[Stored data entries]
■ ■ ■ ■ ■ ■ ■
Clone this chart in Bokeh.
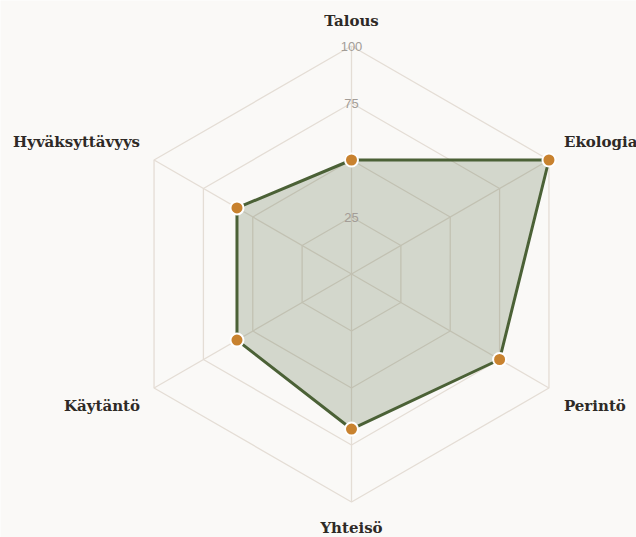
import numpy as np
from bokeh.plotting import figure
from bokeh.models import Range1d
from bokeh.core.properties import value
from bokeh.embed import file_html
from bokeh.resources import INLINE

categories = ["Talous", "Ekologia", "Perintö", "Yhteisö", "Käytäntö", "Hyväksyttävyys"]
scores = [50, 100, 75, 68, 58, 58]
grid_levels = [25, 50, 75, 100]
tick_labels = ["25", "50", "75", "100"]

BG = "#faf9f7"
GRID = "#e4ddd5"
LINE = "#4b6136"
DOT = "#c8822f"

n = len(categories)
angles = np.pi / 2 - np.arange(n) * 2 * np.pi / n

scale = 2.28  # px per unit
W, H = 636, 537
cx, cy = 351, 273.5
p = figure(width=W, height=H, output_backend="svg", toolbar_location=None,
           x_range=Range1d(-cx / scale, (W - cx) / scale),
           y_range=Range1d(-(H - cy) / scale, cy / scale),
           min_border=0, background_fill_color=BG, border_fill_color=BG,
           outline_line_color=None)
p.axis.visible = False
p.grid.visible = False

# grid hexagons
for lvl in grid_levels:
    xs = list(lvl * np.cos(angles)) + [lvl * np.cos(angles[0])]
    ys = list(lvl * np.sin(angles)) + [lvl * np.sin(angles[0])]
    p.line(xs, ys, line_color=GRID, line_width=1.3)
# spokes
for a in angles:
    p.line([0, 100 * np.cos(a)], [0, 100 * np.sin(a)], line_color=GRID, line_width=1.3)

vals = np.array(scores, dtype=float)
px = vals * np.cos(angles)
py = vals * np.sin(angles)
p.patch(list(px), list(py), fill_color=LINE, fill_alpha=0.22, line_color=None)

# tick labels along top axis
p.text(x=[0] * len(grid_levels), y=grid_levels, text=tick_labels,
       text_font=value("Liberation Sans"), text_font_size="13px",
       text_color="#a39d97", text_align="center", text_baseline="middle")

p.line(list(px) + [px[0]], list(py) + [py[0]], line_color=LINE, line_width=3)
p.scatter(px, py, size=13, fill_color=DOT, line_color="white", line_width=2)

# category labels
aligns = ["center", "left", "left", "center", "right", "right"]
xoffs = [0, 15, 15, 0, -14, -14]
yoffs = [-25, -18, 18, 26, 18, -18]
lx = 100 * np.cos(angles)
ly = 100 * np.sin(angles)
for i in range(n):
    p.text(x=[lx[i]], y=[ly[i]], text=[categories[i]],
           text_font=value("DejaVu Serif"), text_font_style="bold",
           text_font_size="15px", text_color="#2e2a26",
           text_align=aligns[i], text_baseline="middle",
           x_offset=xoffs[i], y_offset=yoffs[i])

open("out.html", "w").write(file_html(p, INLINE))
■ ■ ■ ■ ■ ■ ■
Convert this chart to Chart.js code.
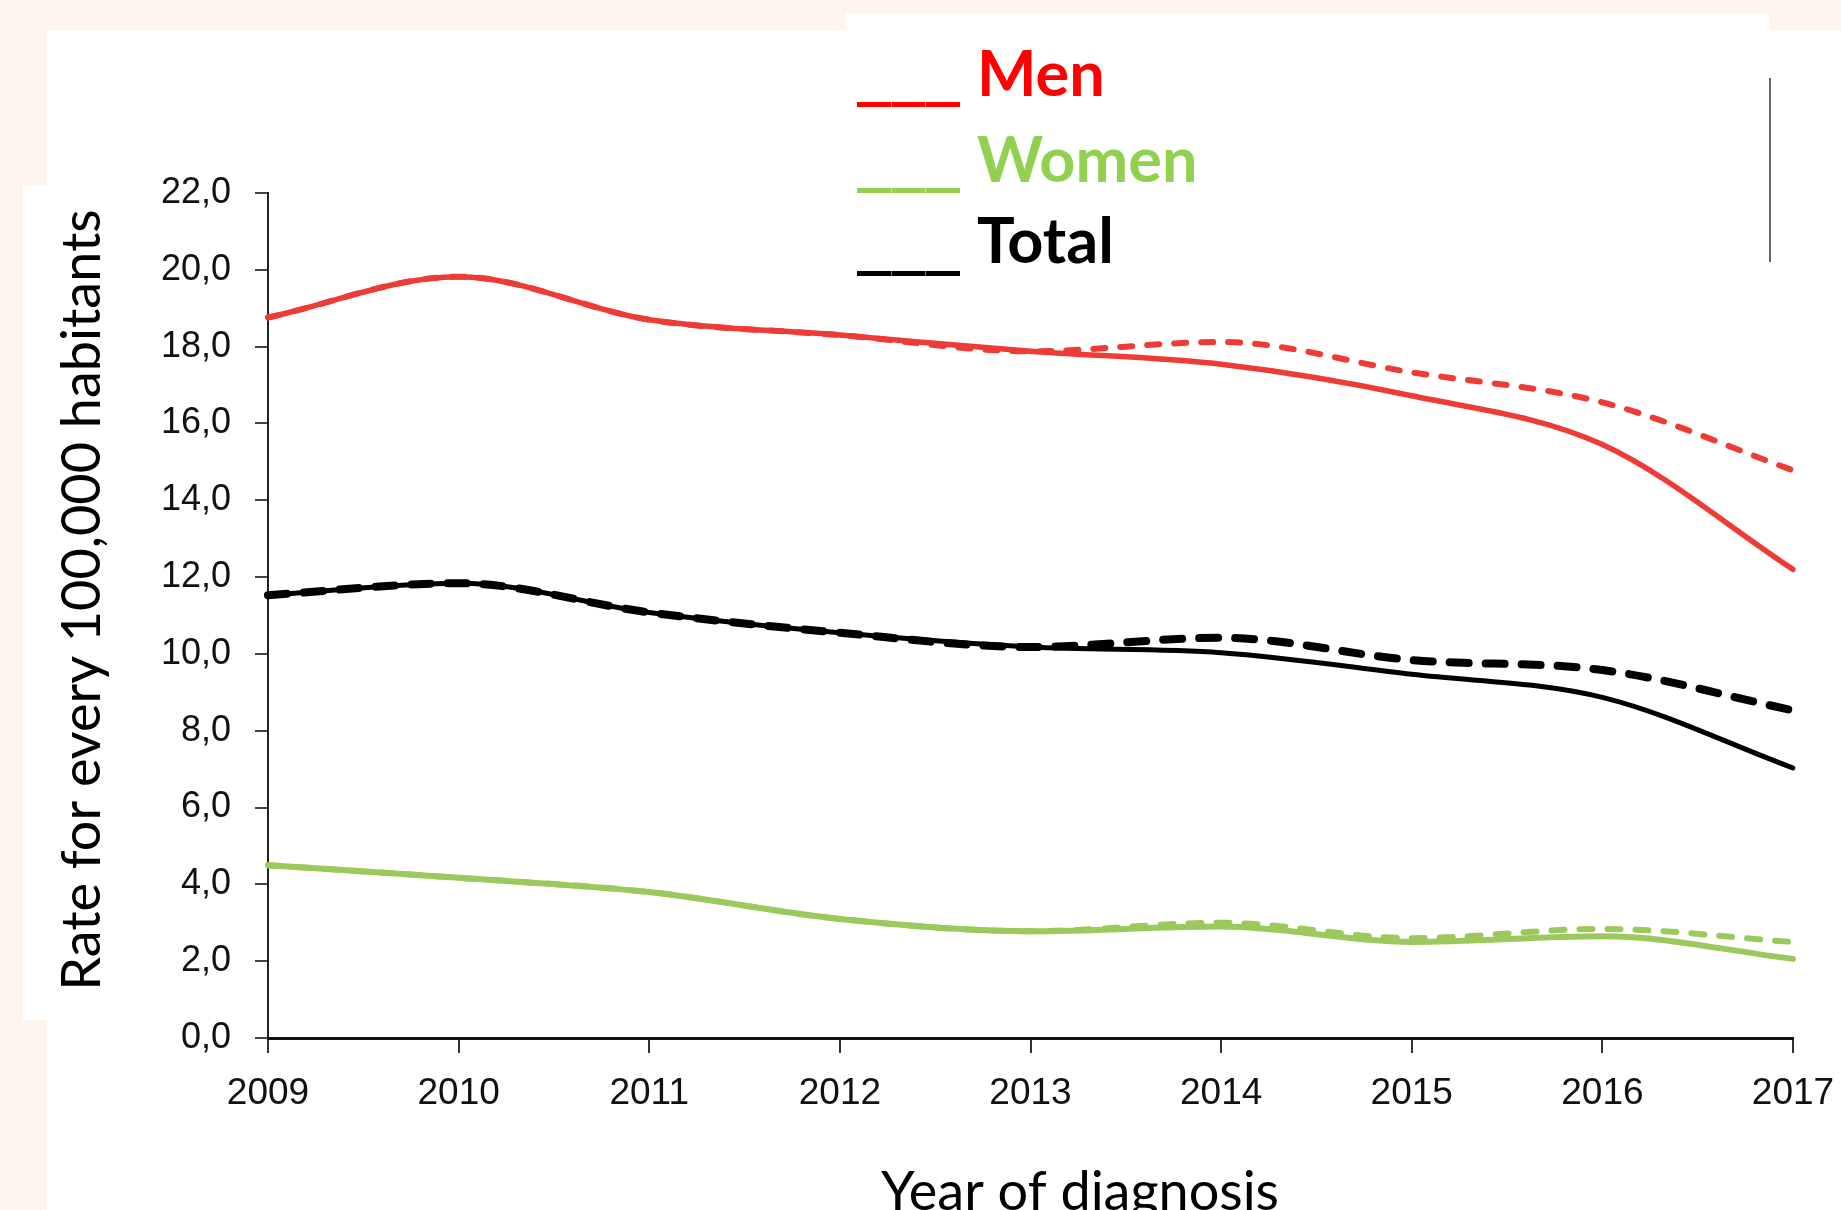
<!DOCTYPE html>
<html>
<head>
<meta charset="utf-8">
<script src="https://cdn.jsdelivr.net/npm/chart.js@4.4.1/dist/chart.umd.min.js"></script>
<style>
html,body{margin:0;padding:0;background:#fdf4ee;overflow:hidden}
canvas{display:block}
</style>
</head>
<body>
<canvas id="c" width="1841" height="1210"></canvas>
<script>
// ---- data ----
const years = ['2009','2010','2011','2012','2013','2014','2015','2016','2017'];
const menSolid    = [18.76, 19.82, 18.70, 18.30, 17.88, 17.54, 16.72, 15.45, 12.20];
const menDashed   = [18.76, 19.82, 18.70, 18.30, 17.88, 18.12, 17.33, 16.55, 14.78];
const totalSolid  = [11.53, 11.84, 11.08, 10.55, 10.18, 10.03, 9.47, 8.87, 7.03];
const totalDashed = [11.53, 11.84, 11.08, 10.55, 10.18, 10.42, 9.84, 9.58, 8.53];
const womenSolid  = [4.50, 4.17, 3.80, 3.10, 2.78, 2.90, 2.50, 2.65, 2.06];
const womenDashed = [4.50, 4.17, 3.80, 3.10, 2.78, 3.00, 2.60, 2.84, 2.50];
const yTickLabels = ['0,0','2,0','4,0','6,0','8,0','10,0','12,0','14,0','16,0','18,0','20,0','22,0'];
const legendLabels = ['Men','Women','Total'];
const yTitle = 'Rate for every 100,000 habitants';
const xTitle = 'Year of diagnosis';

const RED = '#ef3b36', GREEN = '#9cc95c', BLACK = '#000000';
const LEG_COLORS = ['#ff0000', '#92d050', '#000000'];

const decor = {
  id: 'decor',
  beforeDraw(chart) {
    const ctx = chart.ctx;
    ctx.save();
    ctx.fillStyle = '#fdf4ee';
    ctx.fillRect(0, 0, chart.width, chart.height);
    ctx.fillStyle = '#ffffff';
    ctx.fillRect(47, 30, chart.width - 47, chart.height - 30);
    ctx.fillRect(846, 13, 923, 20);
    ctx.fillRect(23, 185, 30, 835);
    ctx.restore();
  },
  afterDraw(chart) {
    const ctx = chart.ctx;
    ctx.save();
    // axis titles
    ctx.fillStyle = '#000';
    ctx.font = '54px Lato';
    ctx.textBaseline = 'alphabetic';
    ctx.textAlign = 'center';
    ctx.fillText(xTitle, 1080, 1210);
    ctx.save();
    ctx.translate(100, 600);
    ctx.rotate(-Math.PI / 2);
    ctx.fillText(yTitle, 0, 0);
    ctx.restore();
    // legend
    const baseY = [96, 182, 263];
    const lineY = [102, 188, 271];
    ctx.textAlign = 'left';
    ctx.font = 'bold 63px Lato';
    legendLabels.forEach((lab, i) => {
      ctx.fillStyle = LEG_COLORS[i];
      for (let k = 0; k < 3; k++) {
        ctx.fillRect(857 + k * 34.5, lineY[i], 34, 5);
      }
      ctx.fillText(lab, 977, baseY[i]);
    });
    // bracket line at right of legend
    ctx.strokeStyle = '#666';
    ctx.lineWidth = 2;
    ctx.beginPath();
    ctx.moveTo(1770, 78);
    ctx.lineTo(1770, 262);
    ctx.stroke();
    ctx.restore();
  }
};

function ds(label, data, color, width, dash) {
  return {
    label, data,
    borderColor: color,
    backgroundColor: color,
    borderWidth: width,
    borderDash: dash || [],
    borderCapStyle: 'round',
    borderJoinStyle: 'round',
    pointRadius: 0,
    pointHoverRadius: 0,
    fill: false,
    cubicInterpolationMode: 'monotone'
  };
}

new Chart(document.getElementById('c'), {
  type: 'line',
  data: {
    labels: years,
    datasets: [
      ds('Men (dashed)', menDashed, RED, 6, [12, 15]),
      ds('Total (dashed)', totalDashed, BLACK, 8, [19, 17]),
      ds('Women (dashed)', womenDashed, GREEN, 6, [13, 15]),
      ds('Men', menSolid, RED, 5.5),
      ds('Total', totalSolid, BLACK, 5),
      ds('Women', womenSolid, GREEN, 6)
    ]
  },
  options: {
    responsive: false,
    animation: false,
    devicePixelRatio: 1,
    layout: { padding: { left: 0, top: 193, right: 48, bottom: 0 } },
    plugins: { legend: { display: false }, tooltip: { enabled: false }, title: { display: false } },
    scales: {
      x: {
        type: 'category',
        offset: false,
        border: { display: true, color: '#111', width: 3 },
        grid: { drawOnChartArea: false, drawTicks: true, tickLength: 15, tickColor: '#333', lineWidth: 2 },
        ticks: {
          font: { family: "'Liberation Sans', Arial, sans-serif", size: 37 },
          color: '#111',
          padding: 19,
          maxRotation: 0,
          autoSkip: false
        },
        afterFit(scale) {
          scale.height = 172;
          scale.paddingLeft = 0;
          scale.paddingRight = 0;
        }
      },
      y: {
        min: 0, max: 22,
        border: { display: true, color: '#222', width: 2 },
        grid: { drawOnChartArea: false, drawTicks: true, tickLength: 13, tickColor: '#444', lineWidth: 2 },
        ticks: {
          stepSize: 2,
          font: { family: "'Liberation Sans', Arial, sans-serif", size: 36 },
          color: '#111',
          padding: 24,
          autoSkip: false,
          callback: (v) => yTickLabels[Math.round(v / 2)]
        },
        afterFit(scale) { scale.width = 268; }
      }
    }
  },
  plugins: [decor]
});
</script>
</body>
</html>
■ ■ ■ ■ ■ ■ ■
§ Task to carry out: Look through the entries and return every line where "this" appears.

§ Written reply:
Clone this chart in Bokeh.
Convert this chart to Chart.js code.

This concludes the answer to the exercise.